$X_n$ and $Y_n$ are random processes. Both of them have independent increment. Does $X_n + Y_n$ has that property?
1 Answers
No, in general this is not the case. As the example below shows, the processes may depend on each other and therefore adding them up this destroys the independence of the increments. It is not difficult to show that $(X_n+Y_n)_n$ has independent increments if the processes $(X_n)_n$ and $(Y_n)_n$ are independent.

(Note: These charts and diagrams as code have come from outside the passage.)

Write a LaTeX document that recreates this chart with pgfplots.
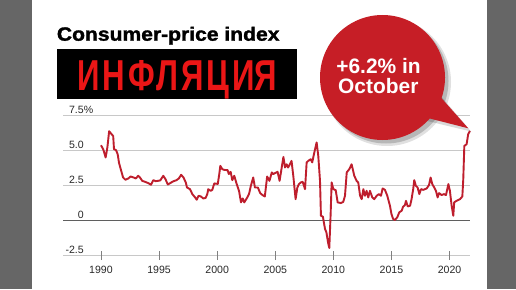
\documentclass[border=0pt]{standalone}
\usepackage{fontspec}
\setmainfont{Liberation Sans}
\usepackage{graphicx}
\usepackage{pgfplots}
\pgfplotsset{compat=1.18}
\definecolor{bordergray}{RGB}{102,102,102}
\definecolor{linered}{RGB}{190,30,45}
\definecolor{bubblered}{RGB}{198,30,38}
\definecolor{textred}{RGB}{235,22,22}
\definecolor{gridgray}{RGB}{200,200,200}
\definecolor{zerogray}{RGB}{95,95,95}
\definecolor{labelgray}{RGB}{40,40,40}
\pgfplotstableread{
yr val
1990.0 5.35
1990.2 5.05
1990.4 4.48
1990.55 5.2
1990.7 6.35
1990.9 6.15
1991.05 6.0
1991.12 5.07
1991.3 5.0
1991.44 4.7
1991.55 4.1
1991.7 3.65
1991.9 3.06
1992.1 2.9
1992.35 2.99
1992.55 3.13
1992.8 3.06
1993.0 2.99
1993.2 3.18
1993.35 3.06
1993.55 2.82
1993.8 2.75
1994.07 2.66
1994.3 2.54
1994.5 2.87
1994.7 2.8
1994.9 2.82
1995.1 2.85
1995.36 3.18
1995.55 2.94
1995.75 2.56
1996.0 2.68
1996.2 2.78
1996.5 2.87
1996.7 2.99
1996.9 3.25
1997.1 3.06
1997.3 2.7
1997.4 2.35
1997.66 2.23
1997.86 1.88
1998.1 1.64
1998.24 1.48
1998.4 1.76
1998.6 1.71
1998.8 1.57
1999.0 1.6
1999.15 1.88
1999.23 2.23
1999.44 2.11
1999.58 2.18
1999.75 2.64
1999.9 2.62
2000.05 2.6
2000.18 3.3
2000.27 3.89
2000.44 3.65
2000.6 3.6
2000.9 3.58
2001.0 3.3
2001.16 3.46
2001.3 2.87
2001.47 3.18
2001.68 2.59
2001.88 2.11
2002.05 1.29
2002.2 1.57
2002.33 1.29
2002.54 1.57
2002.74 1.88
2002.9 2.47
2003.1 3.06
2003.25 2.35
2003.5 2.35
2003.7 1.95
2003.9 1.81
2004.1 1.71
2004.3 3.13
2004.5 2.82
2004.7 3.42
2004.83 3.3
2004.97 3.37
2005.2 3.46
2005.37 2.82
2005.7 4.52
2005.84 3.77
2005.98 4.0
2006.1 3.77
2006.26 4.0
2006.4 4.24
2006.55 3.18
2006.75 1.52
2006.9 2.35
2007.04 2.59
2007.2 2.71
2007.36 2.75
2007.56 2.23
2007.7 4.13
2007.84 4.24
2008.05 4.36
2008.18 4.13
2008.36 4.84
2008.56 5.55
2008.7 4.6
2008.85 2.82
2008.93 0.34
2009.1 0.27
2009.28 -0.6
2009.4 -0.84
2009.55 -1.6
2009.65 -1.95
2009.77 0.58
2009.85 2.71
2010.0 2.23
2010.2 2.16
2010.37 1.29
2010.65 1.24
2010.85 1.33
2011.0 1.76
2011.15 3.42
2011.37 3.65
2011.57 4.0
2011.8 3.18
2012.0 2.82
2012.14 2.71
2012.3 1.76
2012.44 1.52
2012.58 2.23
2012.72 1.76
2012.86 2.11
2013.0 1.64
2013.15 2.11
2013.35 1.64
2013.52 1.52
2013.73 1.76
2013.92 1.88
2014.1 1.76
2014.24 2.28
2014.44 2.18
2014.64 1.76
2014.87 1.05
2015.0 0.46
2015.15 0.1
2015.3 0.04
2015.5 0.23
2015.67 0.58
2015.88 0.7
2016.0 0.98
2016.16 1.1
2016.25 1.4
2016.4 1.0
2016.6 1.05
2016.73 1.52
2016.87 2.23
2016.96 2.87
2017.1 2.47
2017.25 2.35
2017.4 1.88
2017.54 2.23
2017.74 2.18
2018.03 2.28
2018.23 2.52
2018.37 3.06
2018.51 2.59
2018.68 2.35
2018.83 2.11
2018.97 1.64
2019.1 1.95
2019.32 1.81
2019.52 1.88
2019.69 1.81
2019.9 2.59
2020.03 2.11
2020.18 1.05
2020.32 0.34
2020.4 1.29
2020.6 1.4
2020.9 1.52
2021.1 1.71
2021.18 2.94
2021.27 5.3
2021.47 5.43
2021.6 6.13
2021.75 6.37
}\cpidata
\begin{document}
\begin{tikzpicture}[x=1bp,y=1bp]
\fill[white] (0,0) rectangle (516,289);
\fill[bordergray] (0,0) rectangle (32,289);
\fill[bordergray] (487,0) rectangle (516,289);
\begin{axis}[
  at={(63bp,33.3bp)}, anchor=south west,
  scale only axis, width=407bp, height=140.7bp,
  xmin=1986.73, xmax=2021.76, ymin=-2.5, ymax=7.5,
  axis line style={draw=none},
  xtick={1990,1995,2000,2005,2010,2015,2020},
  xticklabels={1990,1995,2000,2005,2010,2015,2020},
  ytick={-2.5,0,2.5,5,7.5},
  yticklabels={-2.5,0,2.5,5.0,7.5\rlap{\%}},
  ymajorgrids, grid style={gridgray, line width=0.9bp},
  xtick pos=bottom, ytick style={draw=none},
  tick align=center, major tick length=9bp,
  xtick style={draw=gray, line width=0.9bp},
  tick label style={font=\fontsize{10.6}{12}\selectfont, text=labelgray},
  /pgf/number format/assume math mode=true,
  yticklabel style={anchor=base east, inner sep=0pt, xshift=25.5bp, yshift=1.8bp},
  xticklabel style={anchor=north, inner sep=0pt, yshift=-5.5bp},
  clip=false,
]
\addplot[zerogray, line width=1.3bp] coordinates {(1986.73,0) (2021.76,0)};
\addplot[linered, line width=1.9bp, line join=round] table[x=yr, y=val] {\cpidata};
\end{axis}
% title and banner
\node[anchor=base west, inner sep=0pt] at (56.7,248.3) {\resizebox{222.6bp}{13.9bp}{\bfseries\addfontfeature{FakeBold=1.5}Consumer-price index}};
\fill[black] (57.3,189.7) rectangle (296.7,240);
\node[anchor=base west, inner sep=0pt, text=textred] at (77.3,199) {\resizebox{199.4bp}{30bp}{\bfseries\addfontfeature{LetterSpace=9}ИНФЛЯЦИ\addfontfeature{LetterSpace=0}Я}};
% bubble shadow
\fill[black, opacity=0.12] (387,207) circle (64);
\fill[black, opacity=0.18] (386,208) circle (62.5);
\fill[black, opacity=0.15] (440,194) -- (471,157.5) -- (423,169) -- cycle;
% bubble
\fill[bubblered] (382.5,211.5) circle (62.5);
\fill[bubblered] (436,197) -- (468.3,160.7) -- (420,173) -- cycle;
\node[anchor=base, inner sep=0pt, text=white, font=\fontsize{21}{24}\selectfont\bfseries] at (378.5,215.7) {+6.2\% in};
\node[anchor=base, inner sep=0pt, text=white, font=\fontsize{21}{24}\selectfont\bfseries] at (378.3,195.5) {October};
\pgfresetboundingbox
\useasboundingbox (0,0) rectangle (516,289);
\end{tikzpicture}
\end{document}
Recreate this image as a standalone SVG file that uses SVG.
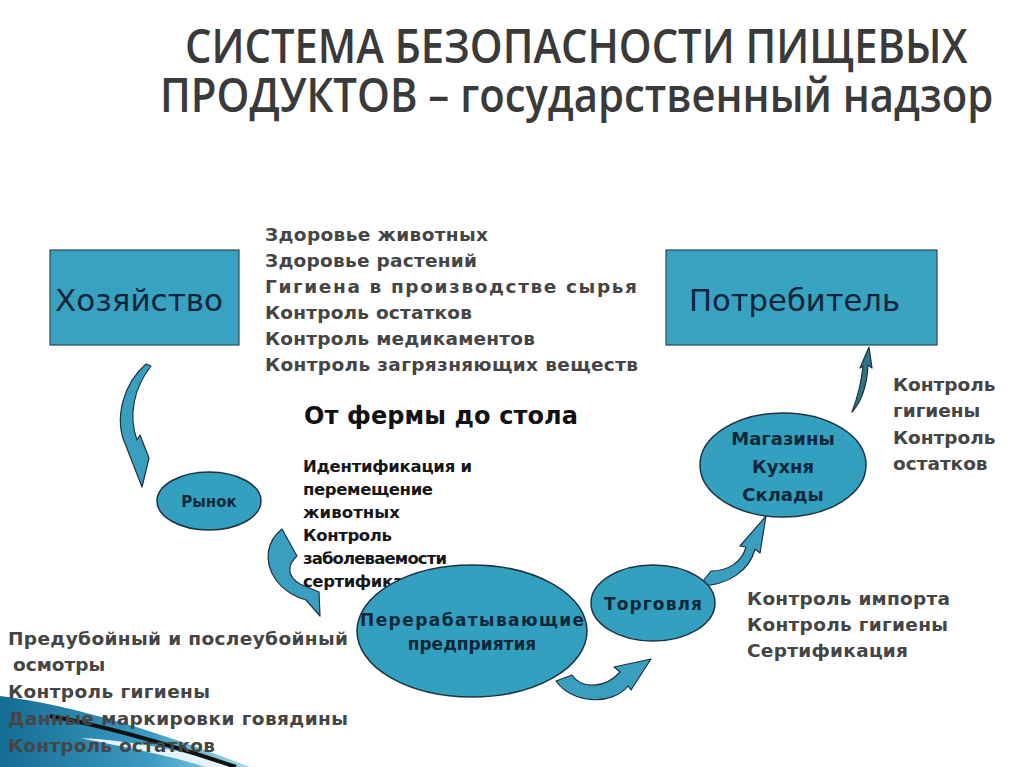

Example Let $(B_t)_{t \geq 0}$ a Brownian motion and set $$X_n := B_n \qquad \qquad Y_n :=X_{n-1} = B_{n-1}$$ and $Y_0 := 0$. For any $n \geq 3$, we have
$$Z_n :=X_n+Y_n = B_n+B_{n-1}$$
Then,
$$\begin{align*} & \mathbb{E}((Z_n-Z_{n-1}) \cdot (Z_{n-1}-Z_{n-2})) \\ &= \mathbb{E}((B_n-B_{n-2}) \cdot (B_{n-1}-B_{n-3})) \\ &= \mathbb{E}(B_n \cdot B_{n-1}) - \mathbb{E}(B_n \cdot B_{n-3}) - \mathbb{E}(B_{n-2} \cdot B_{n-1}) + \mathbb{E}(B_{n-2} \cdot B_{n-3}) \\ &= (n-1)-(n-3)-(n-2)+(n-3) = 1 \end{align*}$$
using that $\mathbb{E}(B_s \cdot B_t) = \min\{s,t\}$ for any $s,t \geq 0$. On the other hand, $\mathbb{E}B_t = 0$ implies
$$\mathbb{E}(Z_n-Z_{n-1}) = \mathbb{E}(Z_{n-1}-Z_{n-2})=0$$
This shows that $Z_n-Z_{n-1}$ and $Z_{n-1}-Z_{n-2}$ are not independent.